**Exercise prompt:**
Quote the listing in full, exactly as given, minus any pictures.

-- begin Listed entries --

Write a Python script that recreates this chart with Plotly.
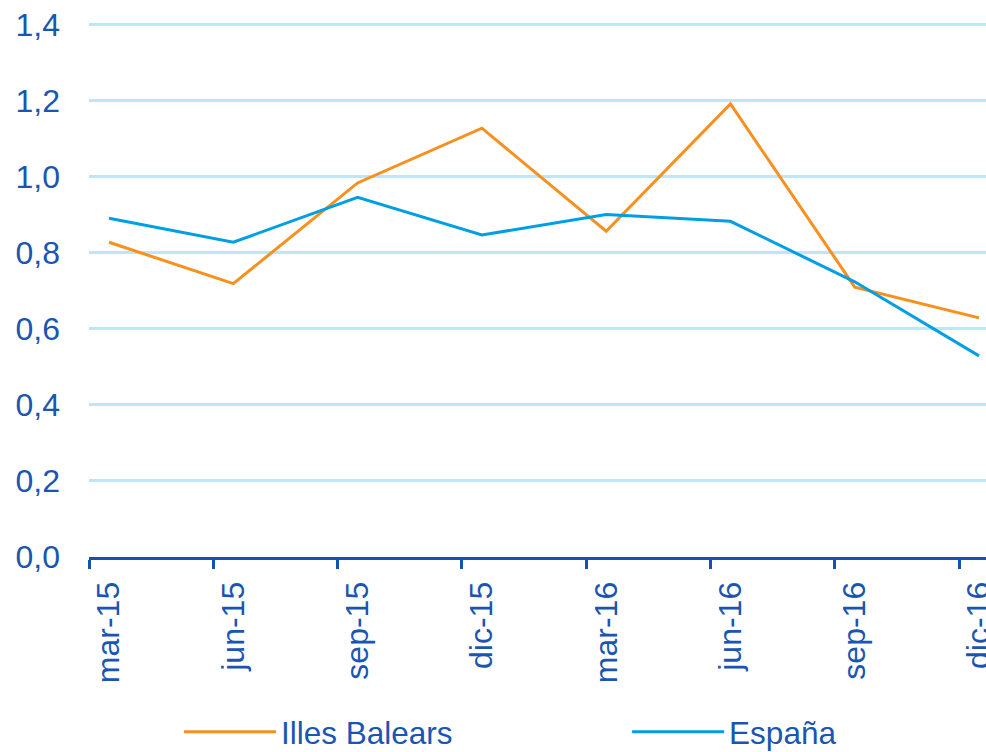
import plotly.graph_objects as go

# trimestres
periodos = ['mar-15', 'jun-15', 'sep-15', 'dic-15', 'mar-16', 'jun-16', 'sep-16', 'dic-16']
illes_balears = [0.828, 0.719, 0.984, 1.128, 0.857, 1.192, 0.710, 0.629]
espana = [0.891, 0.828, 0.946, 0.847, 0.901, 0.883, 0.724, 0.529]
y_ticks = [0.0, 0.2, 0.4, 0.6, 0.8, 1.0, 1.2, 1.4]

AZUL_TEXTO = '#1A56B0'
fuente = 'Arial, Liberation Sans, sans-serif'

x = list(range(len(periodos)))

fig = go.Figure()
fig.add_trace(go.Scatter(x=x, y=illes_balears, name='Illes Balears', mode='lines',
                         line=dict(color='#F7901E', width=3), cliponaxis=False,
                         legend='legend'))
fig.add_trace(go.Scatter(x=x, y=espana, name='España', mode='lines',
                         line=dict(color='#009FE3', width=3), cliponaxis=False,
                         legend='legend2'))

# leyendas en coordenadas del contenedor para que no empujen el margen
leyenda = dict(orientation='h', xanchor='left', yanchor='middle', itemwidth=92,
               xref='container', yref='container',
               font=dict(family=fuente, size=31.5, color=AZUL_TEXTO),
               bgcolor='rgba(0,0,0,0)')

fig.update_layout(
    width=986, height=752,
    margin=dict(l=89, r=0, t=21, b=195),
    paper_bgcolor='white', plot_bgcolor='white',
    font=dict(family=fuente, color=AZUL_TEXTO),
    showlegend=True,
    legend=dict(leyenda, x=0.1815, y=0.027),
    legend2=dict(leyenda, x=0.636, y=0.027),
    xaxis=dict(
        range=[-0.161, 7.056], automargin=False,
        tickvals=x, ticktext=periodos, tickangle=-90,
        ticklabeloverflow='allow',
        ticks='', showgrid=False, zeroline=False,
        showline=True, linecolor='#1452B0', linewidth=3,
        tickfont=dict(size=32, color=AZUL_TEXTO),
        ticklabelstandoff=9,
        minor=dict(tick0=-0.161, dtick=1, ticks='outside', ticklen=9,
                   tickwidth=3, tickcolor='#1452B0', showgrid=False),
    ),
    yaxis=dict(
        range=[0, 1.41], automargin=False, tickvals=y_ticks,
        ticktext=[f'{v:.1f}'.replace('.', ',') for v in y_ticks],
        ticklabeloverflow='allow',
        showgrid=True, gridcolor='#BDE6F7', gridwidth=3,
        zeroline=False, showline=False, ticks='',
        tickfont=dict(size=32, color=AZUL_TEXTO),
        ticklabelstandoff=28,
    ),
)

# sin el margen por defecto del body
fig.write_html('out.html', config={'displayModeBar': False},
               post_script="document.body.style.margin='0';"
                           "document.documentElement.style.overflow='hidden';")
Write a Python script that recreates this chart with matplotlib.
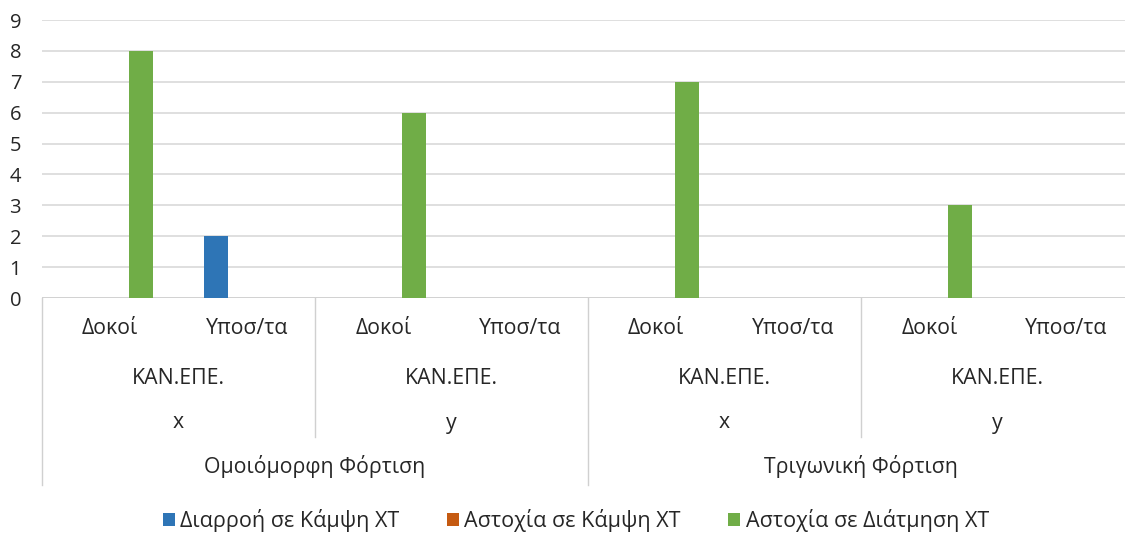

-- end Listed entries --

**Expected answer:**
Write a Python script that recreates this chart with Plotly.
import plotly.graph_objects as go

# trimestres
periodos = ['mar-15', 'jun-15', 'sep-15', 'dic-15', 'mar-16', 'jun-16', 'sep-16', 'dic-16']
illes_balears = [0.828, 0.719, 0.984, 1.128, 0.857, 1.192, 0.710, 0.629]
espana = [0.891, 0.828, 0.946, 0.847, 0.901, 0.883, 0.724, 0.529]
y_ticks = [0.0, 0.2, 0.4, 0.6, 0.8, 1.0, 1.2, 1.4]

AZUL_TEXTO = '#1A56B0'
fuente = 'Arial, Liberation Sans, sans-serif'

x = list(range(len(periodos)))

fig = go.Figure()
fig.add_trace(go.Scatter(x=x, y=illes_balears, name='Illes Balears', mode='lines',
                         line=dict(color='#F7901E', width=3), cliponaxis=False,
                         legend='legend'))
fig.add_trace(go.Scatter(x=x, y=espana, name='España', mode='lines',
                         line=dict(color='#009FE3', width=3), cliponaxis=False,
                         legend='legend2'))

# leyendas en coordenadas del contenedor para que no empujen el margen
leyenda = dict(orientation='h', xanchor='left', yanchor='middle', itemwidth=92,
               xref='container', yref='container',
               font=dict(family=fuente, size=31.5, color=AZUL_TEXTO),
               bgcolor='rgba(0,0,0,0)')

fig.update_layout(
    width=986, height=752,
    margin=dict(l=89, r=0, t=21, b=195),
    paper_bgcolor='white', plot_bgcolor='white',
    font=dict(family=fuente, color=AZUL_TEXTO),
    showlegend=True,
    legend=dict(leyenda, x=0.1815, y=0.027),
    legend2=dict(leyenda, x=0.636, y=0.027),
    xaxis=dict(
        range=[-0.161, 7.056], automargin=False,
        tickvals=x, ticktext=periodos, tickangle=-90,
        ticklabeloverflow='allow',
        ticks='', showgrid=False, zeroline=False,
        showline=True, linecolor='#1452B0', linewidth=3,
        tickfont=dict(size=32, color=AZUL_TEXTO),
        ticklabelstandoff=9,
        minor=dict(tick0=-0.161, dtick=1, ticks='outside', ticklen=9,
                   tickwidth=3, tickcolor='#1452B0', showgrid=False),
    ),
    yaxis=dict(
        range=[0, 1.41], automargin=False, tickvals=y_ticks,
        ticktext=[f'{v:.1f}'.replace('.', ',') for v in y_ticks],
        ticklabeloverflow='allow',
        showgrid=True, gridcolor='#BDE6F7', gridwidth=3,
        zeroline=False, showline=False, ticks='',
        tickfont=dict(size=32, color=AZUL_TEXTO),
        ticklabelstandoff=28,
    ),
)

# sin el margen por defecto del body
fig.write_html('out.html', config={'displayModeBar': False},
               post_script="document.body.style.margin='0';"
                           "document.documentElement.style.overflow='hidden';")
Write a Python script that recreates this chart with matplotlib.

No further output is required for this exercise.